Heya, Kazeybear! Casanova here for a review!
So, I've changed up my reviewing style just a bit. First I give you the good, and then I give you the bad(if there's any) and then I conclude! So, let's get to the review!
Anyway- the good. Like some of your other works I've seen- this is well thought out. I love the imagery and the wording. You take what you see, your image, put it in words, and place it in a format that WE as the readers envision. Breathtaking, yes. Amazing. Thank you for that- you really are a wonderful writer.
Before I get to the bad, I would like to point out some lines that I REALLY enjoyed.
"One day, we will die.
it is almost a certified fact.
no one will remember us.
Our memory will not live on."
For some reason these lines just connected with me.. For some reason I could read this as a suspense poem- but I also read it as a romance poem. What is the meaning? What's IT'S meaning- the thing we're supposed to gather from the poem itself?
The next thing I have to say is this- Capitalization.

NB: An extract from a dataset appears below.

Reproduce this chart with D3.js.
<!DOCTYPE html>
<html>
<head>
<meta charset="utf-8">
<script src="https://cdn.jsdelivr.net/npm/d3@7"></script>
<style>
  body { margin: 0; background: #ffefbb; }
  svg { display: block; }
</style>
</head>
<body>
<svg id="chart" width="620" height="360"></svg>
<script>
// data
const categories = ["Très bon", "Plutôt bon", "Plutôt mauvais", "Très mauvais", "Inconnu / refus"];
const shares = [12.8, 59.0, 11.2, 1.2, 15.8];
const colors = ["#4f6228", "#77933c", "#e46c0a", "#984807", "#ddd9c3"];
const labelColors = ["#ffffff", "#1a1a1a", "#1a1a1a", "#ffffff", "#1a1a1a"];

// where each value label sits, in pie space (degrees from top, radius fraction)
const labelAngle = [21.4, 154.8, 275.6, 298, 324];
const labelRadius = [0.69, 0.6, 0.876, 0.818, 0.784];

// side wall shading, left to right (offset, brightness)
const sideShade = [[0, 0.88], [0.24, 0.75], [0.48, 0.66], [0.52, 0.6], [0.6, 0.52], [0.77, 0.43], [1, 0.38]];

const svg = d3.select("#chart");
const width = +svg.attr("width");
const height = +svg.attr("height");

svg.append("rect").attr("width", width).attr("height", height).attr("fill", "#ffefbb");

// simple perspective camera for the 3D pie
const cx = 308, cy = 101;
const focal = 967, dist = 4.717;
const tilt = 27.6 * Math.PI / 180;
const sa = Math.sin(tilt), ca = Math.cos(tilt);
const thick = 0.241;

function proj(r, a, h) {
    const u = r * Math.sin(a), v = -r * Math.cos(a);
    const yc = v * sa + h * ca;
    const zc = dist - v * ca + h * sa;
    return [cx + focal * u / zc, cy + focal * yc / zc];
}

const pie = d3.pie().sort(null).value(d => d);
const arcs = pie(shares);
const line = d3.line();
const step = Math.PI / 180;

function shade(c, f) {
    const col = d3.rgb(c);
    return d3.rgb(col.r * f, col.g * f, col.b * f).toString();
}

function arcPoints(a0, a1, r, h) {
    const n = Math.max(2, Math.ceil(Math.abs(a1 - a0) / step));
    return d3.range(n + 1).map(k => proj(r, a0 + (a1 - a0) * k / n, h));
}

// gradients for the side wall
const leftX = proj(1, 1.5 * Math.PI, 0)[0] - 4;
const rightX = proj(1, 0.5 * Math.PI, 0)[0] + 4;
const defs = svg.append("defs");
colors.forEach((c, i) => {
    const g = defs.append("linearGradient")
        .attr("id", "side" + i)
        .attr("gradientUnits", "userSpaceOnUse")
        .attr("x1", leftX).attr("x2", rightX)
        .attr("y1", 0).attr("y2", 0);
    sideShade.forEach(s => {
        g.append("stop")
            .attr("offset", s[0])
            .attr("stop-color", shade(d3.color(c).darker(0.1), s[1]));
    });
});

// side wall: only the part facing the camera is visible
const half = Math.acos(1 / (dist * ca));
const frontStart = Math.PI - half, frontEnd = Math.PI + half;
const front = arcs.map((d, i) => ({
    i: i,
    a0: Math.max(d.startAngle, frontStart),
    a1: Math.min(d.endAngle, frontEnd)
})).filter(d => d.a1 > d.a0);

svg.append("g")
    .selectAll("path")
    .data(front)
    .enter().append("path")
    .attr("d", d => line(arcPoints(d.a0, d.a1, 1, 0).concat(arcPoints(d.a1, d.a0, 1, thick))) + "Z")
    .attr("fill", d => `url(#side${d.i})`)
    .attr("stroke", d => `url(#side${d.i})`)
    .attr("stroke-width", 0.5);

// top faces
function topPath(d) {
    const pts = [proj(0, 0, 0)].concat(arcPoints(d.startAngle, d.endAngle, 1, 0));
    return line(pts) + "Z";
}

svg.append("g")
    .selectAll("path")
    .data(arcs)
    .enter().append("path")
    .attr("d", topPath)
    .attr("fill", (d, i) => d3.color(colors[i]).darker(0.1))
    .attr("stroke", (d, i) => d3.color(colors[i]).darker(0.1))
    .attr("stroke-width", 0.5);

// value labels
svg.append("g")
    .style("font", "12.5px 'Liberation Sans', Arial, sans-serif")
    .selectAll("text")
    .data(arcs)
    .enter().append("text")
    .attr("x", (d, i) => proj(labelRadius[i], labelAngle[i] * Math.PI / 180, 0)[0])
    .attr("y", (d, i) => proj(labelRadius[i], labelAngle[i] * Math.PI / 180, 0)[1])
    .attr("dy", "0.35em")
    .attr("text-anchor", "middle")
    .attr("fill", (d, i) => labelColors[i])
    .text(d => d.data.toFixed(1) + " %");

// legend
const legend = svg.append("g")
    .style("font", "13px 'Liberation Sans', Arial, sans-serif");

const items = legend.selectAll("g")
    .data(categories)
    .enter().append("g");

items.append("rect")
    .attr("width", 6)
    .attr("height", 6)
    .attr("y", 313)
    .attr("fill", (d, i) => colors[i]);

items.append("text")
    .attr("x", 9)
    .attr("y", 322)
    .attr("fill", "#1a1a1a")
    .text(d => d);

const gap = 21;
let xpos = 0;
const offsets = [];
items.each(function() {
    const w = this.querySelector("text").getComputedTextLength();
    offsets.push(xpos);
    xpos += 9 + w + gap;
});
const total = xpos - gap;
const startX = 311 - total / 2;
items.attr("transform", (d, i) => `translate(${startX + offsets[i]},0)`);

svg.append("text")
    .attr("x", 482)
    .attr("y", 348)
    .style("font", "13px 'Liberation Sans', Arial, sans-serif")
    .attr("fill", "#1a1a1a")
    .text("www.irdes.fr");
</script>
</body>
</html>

The first word of every sentence. Then again, I guess this could be included as style preferences and there's mine.
The other thing I have to say about this is this- in each stanza you have four lines. Until the last- it only has one line. This bugs me for a few reasons- the most being that I'm really OCD and it's far from even,and another being it seems to cut the flow off.
Ah, flow, my next point.
I'll only make one example of this. When writing poetry, you should count syllables. Too keep it even and flowing correctly. The lines,
"We will be alive,
but only in hearts and minds, not flesh.
Perhaps we will know what happens.
Perhaps we will not."
Don't properly show this- for the flow seems to differ within each line.
Anyway- good poem. I'll see if I can find more from you that I haven't already read.
Keep on doing what you're doing, and keep on keeping on.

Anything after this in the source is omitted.